25 | Oct | 13

Richard Johnson

Lads And Lassis

The waterways of Kerala are choked with lotus blossom. The one time I visited, the humidity was 100%, and the heavy vaults of palm and bamboo wove above the boat like a tapestry. Having navigated the treacherous black waters, I arrived in Trichur. I made straight for a young man on a street corner, who was idly pouring lassi from one jug to another. I was so thirsty that (if he’d had dimples) I would have married him.

Lassi is its Indian name. It’s called ayran by the Turks, abdug by the Iranians, and laban by the Jordanians. It’s a simple mix of yoghurt and ice, flavoured with anything from mango to salt. I grabbed the jugs of the smiling lassiwalla, and held up ten fingers close to his face. I then stood and drank ten lassis, before disappearing to find the food stalls of the bazaar.

As this informative article points out, there’s a world of Indian street food out there to get to grips with. But wash it all down with sweet lassi. The spices in curry are soluble in fat – not in water. So, after a really spicy Madras, water does no good at all. But a full-fat lassi cools the mouth wonderfully. As does a raita, and a buttery naan. Ordering lassi also marks you out as a true curry aficionado.

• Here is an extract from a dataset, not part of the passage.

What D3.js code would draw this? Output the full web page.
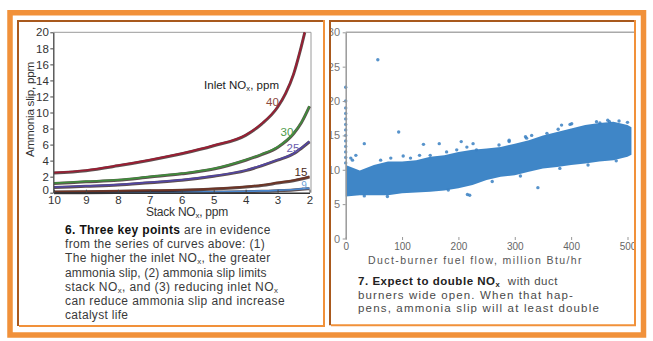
<!DOCTYPE html>
<html><head><meta charset="utf-8">
<script src="https://cdn.jsdelivr.net/npm/d3@7"></script>
<style>body{margin:0;background:#fff}svg{display:block}</style>
</head><body><svg id="c" width="653" height="341"></svg>
<script>
// ---------- data: left chart ----------
const stackTicks = [10, 9, 8, 7, 6, 5, 4, 3, 2];
const slipTicks = [0, 2, 4, 6, 8, 10, 12, 14, 16, 18, 20];
const stack40 = [10, 9, 8, 7, 6, 5, 4, 3.5, 3, 2.75, 2.5, 2.3, 2.15];
const slip40  = [2.5, 2.8, 3.4, 4.1, 4.9, 5.9, 7.2, 8.6, 10.7, 12.4, 14.8, 17.6, 20];
const stackRest = [10, 9, 8, 7, 6, 5, 4, 3.5, 3, 2.5, 2.25, 2];
const slip30 = [1.2, 1.4, 1.6, 2.0, 2.4, 3.0, 4.1, 4.8, 5.7, 7.4, 8.8, 10.8];
const slip25 = [0.7, 0.85, 1.0, 1.3, 1.6, 2.1, 2.8, 3.4, 4.1, 4.9, 5.6, 6.4];
const slip15 = [0.15, 0.18, 0.22, 0.28, 0.35, 0.5, 0.75, 0.95, 1.25, 1.55, 1.75, 2.0];
const slip9  = [0.05, 0.05, 0.06, 0.07, 0.1, 0.12, 0.18, 0.22, 0.3, 0.4, 0.47, 0.55];
const inletLabels = ["40", "30", "25", "15", "9"];

// ---------- data: right chart ----------
const fuelTicks = [0, 100, 200, 300, 400, 500];
const slipTicksR = [0, 5, 10, 15, 20, 25, 30];
const bandFuel = [0, 25, 50, 75, 100, 125, 150, 175, 200, 225, 250, 275, 300, 325, 350, 375, 400, 425, 450, 475, 500, 507];
const bandLow  = [6.1, 6.3, 6.3, 6.3, 6.6, 6.7, 6.8, 7.0, 7.3, 7.8, 8.5, 9.0, 9.2, 9.7, 10.2, 10.4, 10.7, 10.9, 11.2, 11.4, 11.9, 12.2];
const bandHigh = [10.7, 9.9, 10.7, 11.2, 11.2, 11.4, 11.9, 12.1, 12.6, 12.9, 13.1, 13.3, 13.8, 14.3, 15.0, 15.5, 16.0, 16.5, 16.8, 17.0, 16.5, 16.2];
const outlierFuel = [57, 94, 33, 102, 138, 166, 205, 226, 131, 12, 216, 341, 290, 319, 398, 451, 468];
const outlierSlip = [26, 15.5, 13.8, 12.0, 13.7, 13.8, 14.1, 13.8, 12.1, 11.4, 6.4, 7.4, 14.1, 14.8, 16.6, 16.8, 17.0];
const edgeFuel = [9, 18, 62, 80, 115, 150, 179, 197, 215, 232, 272, 290, 321, 330, 357, 377, 383, 401, 445, 465, 485, 500, 182, 74, 33, 220, 260, 310, 380, 430, 480];
const edgeSlip = [11.7, 12.1, 11.4, 11.7, 11.7, 12.1, 12.6, 12.9, 13.3, 12.9, 13.6, 14.3, 14.6, 15.0, 15.3, 15.9, 16.5, 16.7, 17.0, 17.2, 17.1, 16.9, 7.05, 6.1, 6.2, 6.3, 8.3, 9.1, 10.2, 10.7, 11.3];
const axisColSlip = [11, 11.8, 12.6, 13.4, 14.2, 15, 15.8, 16.6, 17.4, 18.2, 19, 20, 22];

// ---------- captions ----------
const captionLeft = [
  [["6. Three key points", "b"], [" are in evidence", ""]],
  [["from the series of curves above: (1)", ""]],
  [["The higher the inlet NO", ""], ["x", "s"], [", the greater", ""]],
  [["ammonia slip, (2) ammonia slip limits", ""]],
  [["stack NO", ""], ["x", "s"], [", and (3) reducing inlet NO", ""], ["x", "s"]],
  [["can reduce ammonia slip and increase", ""]],
  [["catalyst life", ""]]
];
const captionLeftWidths = [205.7, 200, 205.7, 201.7, 213.3, 220, 63.3];
const captionRight = [
  [["7. Expect to double NO", "b"], ["x", "bs"], ["  with duct", ""]],
  [["burners wide open. When that hap-", ""]],
  [["pens, ammonia slip will at least double", ""]]
];
const captionRightWidths = [200, 216, 242];

const FONT = '"Liberation Sans", Arial, Helvetica, sans-serif';
const ORANGE = "#F1913A", BROWN = "#A9591D";
const svg = d3.select("#c").attr("font-family", FONT);

function fit(sel, target) {
  const node = sel.node();
  const w = node.getComputedTextLength();
  const n = node.textContent.length;
  if (n > 1) sel.attr("letter-spacing", ((target - w) / n).toFixed(3));
}
function richText(g, x, y, segs, size, color, boldColor) {
  const t = g.append("text").attr("x", x).attr("y", y).attr("font-size", size)
    .attr("fill", color).style("white-space", "pre");
  let sub = false;
  segs.forEach(([s, st]) => {
    const ts = t.append("tspan").text(s);
    if (st.includes("b")) ts.attr("font-weight", "bold").attr("fill", boldColor);
    if (st.includes("s")) { ts.attr("font-size", size * 0.66).attr("dy", sub ? 0 : 1.8); sub = true; }
    else if (sub) { ts.attr("dy", -1.8); sub = false; }
  });
  return t;
}

// ---------- outer frame ----------
svg.append("rect").attr("x", 10).attr("y", 12.75).attr("width", 633.5).attr("height", 322.25)
  .attr("fill", "none").attr("stroke", ORANGE).attr("stroke-width", 5.5);

// ---------- LEFT CHART ----------
const xL = d3.scaleLinear().domain([10, 2]).range([54, 309.5]);
const yL = d3.scaleLinear().domain([0, 20]).range([192.7, 32.3]);
const gL = svg.append("g");

gL.append("path").attr("d", `M53.3,${yL(20)}H311V${yL(0)}`).attr("fill", "none").attr("stroke", "#9a9a9a").attr("stroke-width", 1);

const series = [
  {xs: stack40, ys: slip40, c: "#9c1c32", lab: inletLabels[0]},
  {xs: stackRest, ys: slip30, c: "#3f8c3c", lab: inletLabels[1]},
  {xs: stackRest, ys: slip25, c: "#5246a2", lab: inletLabels[2]},
  {xs: stackRest, ys: slip15, c: "#6e3424", lab: inletLabels[3]},
  {xs: stackRest, ys: slip9, c: "#4a86cc", lab: inletLabels[4]}
];
const line = d3.line().curve(d3.curveMonotoneX);
series.slice().reverse().forEach(s => {
  const pts = s.xs.map((v, i) => [xL(v), yL(s.ys[i])]);
  gL.append("path").attr("d", line(pts)).attr("fill", "none").attr("stroke", "#2a1414")
    .attr("stroke-opacity", 0.75).attr("stroke-width", 3).attr("transform", "translate(0,0.4)");
  gL.append("path").attr("d", line(pts)).attr("fill", "none").attr("stroke", s.c).attr("stroke-width", 1.7);
});

const gyL = gL.append("g").attr("transform", "translate(53.3,0)")
  .call(d3.axisLeft(yL).tickValues(slipTicks).tickSize(3).tickPadding(1.5).tickSizeOuter(0));
gyL.attr("font-family", FONT).attr("font-size", 11.5);
gyL.select(".domain").attr("stroke", "#444").attr("stroke-width", 1.3);
gyL.selectAll(".tick line").attr("stroke", "#444");
gyL.selectAll(".tick text").attr("fill", "#333").filter(d => d === 0).attr("dy", "0.05em");

const gxL = gL.append("g").attr("transform", `translate(0,${yL(0)})`)
  .call(d3.axisBottom(xL).tickValues(stackTicks).tickSize(-3).tickPadding(3.5).tickSizeOuter(0));
gxL.attr("font-family", FONT).attr("font-size", 11.5);
gxL.select(".domain").attr("stroke", "#333").attr("stroke-width", 1.6);
gxL.selectAll(".tick line").attr("stroke", "#444");
gxL.selectAll(".tick text").attr("fill", "#333");

// curve labels
const labPos = [[272.5, 105.8, "#8d4a3c", 11.5], [287, 135.6, "#4d9a49", 11.5], [293, 152, "#6a5cad", 11.5], [301, 176.2, "#4a2a20", 11.5], [304, 188.8, "#6d9fd6", 10]];
series.forEach((s, i) => {
  gL.append("text").attr("x", labPos[i][0]).attr("y", labPos[i][1]).attr("text-anchor", "middle")
    .attr("font-size", labPos[i][3]).attr("fill", labPos[i][2]).text(s.lab);
});
fit(richText(gL, 204, 89, [["Inlet NO", ""], ["x", "s"], [", ppm", ""]], 11.5, "#222", "#222"), 75);
fit(richText(gL, 146, 216, [["Stack NO", ""], ["x", "s"], [", ppm", ""]], 12, "#333", "#333"), 82);
const yLab = gL.append("text").attr("transform", "translate(34.3,109.5) rotate(-90)").attr("text-anchor", "middle")
  .attr("font-size", 11.8).attr("fill", "#333").text("Ammonia slip, ppm");
fit(yLab, 95);

captionLeft.forEach((segs, i) => {
  const t = richText(gL, 65, 234 + i * 14.2, segs, 12, "#3a3a3a", "#111");
  fit(t, captionLeftWidths[i]);
});

// ---------- RIGHT CHART ----------
const xR = d3.scaleLinear().domain([0, 500]).range([345.7, 627.5]);
const yR = d3.scaleLinear().domain([0, 30]).range([238.5, 32.3]);
svg.append("defs").append("clipPath").attr("id", "clipR").append("rect")
  .attr("x", 331).attr("y", 22).attr("width", 305).attr("height", 302);
const gR = svg.append("g").attr("clip-path", "url(#clipR)");

gR.append("path").attr("d", `M345.7,${yR(30)}H634`).attr("stroke", "#aaa").attr("stroke-width", 1.5);

const area = d3.area().x((d, i) => xR(bandFuel[i])).y0((d, i) => yR(bandLow[i])).y1((d, i) => yR(bandHigh[i]));
gR.append("path").attr("d", area(bandFuel)).attr("fill", "#3f86c7");

const pts = [];
outlierFuel.forEach((f, i) => pts.push([f, outlierSlip[i]]));
edgeFuel.forEach((f, i) => pts.push([f, edgeSlip[i]]));
axisColSlip.forEach(s => pts.push([0, s]));
gR.selectAll("circle.pt").data(pts).join("circle").attr("class", "pt")
  .attr("cx", d => xR(d[0])).attr("cy", d => yR(d[1])).attr("r", 1.7)
  .attr("fill", "#3a80c2").attr("fill-opacity", 0.85);

const gyR = gR.append("g").attr("transform", "translate(345.7,0)")
  .call(d3.axisLeft(yR).tickValues(slipTicksR).tickSize(3).tickPadding(2.7).tickSizeOuter(0));
gyR.attr("font-family", FONT).attr("font-size", 11);
gyR.select(".domain").attr("stroke", "#999").attr("stroke-width", 1.5);
gyR.selectAll(".tick line").attr("stroke", "#999");
gyR.selectAll(".tick text").attr("fill", "#777");

const gxR = gR.append("g").attr("transform", `translate(0,${yR(0) + 1.5})`)
  .call(d3.axisBottom(xR).tickValues(fuelTicks).tickSize(-3).tickPadding(3).tickSizeOuter(0));
gxR.attr("font-family", FONT).attr("font-size", 10);
gxR.select(".domain").attr("stroke", "#999").attr("stroke-width", 1.5).attr("d", "M0,0H288");
gxR.selectAll(".tick line").attr("stroke", "#999");
gxR.selectAll(".tick text").attr("fill", "#666");

fit(gR.append("text").attr("x", 368).attr("y", 263.5).attr("font-size", 10.5).attr("fill", "#555")
  .text("Duct-burner fuel flow, million Btu/hr"), 215);

captionRight.forEach((segs, i) => {
  const t = richText(gR, 358, 285 + i * 13.6, segs, 11.5, "#4a4a4a", "#222");
  fit(t, captionRightWidths[i]);
});

// ---------- panel borders ----------
function panel(x0, y0, x1, y1) {
  svg.append("path").attr("d", `M${x0},${y1}V${y0}H${x1}`).attr("fill", "none").attr("stroke", BROWN).attr("stroke-width", 2);
  svg.append("path").attr("d", `M${x1},${y0 - 1}V${y1}H${x0 + 1}`).attr("fill", "none").attr("stroke", ORANGE).attr("stroke-width", 2);
}
panel(18, 21, 324, 326);
panel(330, 21, 635, 325.3);
</script>
</body></html>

The British curry began with the crews who worked the P&O ferries from India. When they set up their own restaurants in Britain, they moved from the P&O menu to the ‘one-curry sauce’ made from imported paste. The intricacies of Indian cooking – and the full array of non-spicy dishes – didn’t really feature. In a lot of our Indian restaurants, they still don’t. But with street food sellers like Manjit (above) Horn Ok Please and Angus Denoon, that’s all starting to change.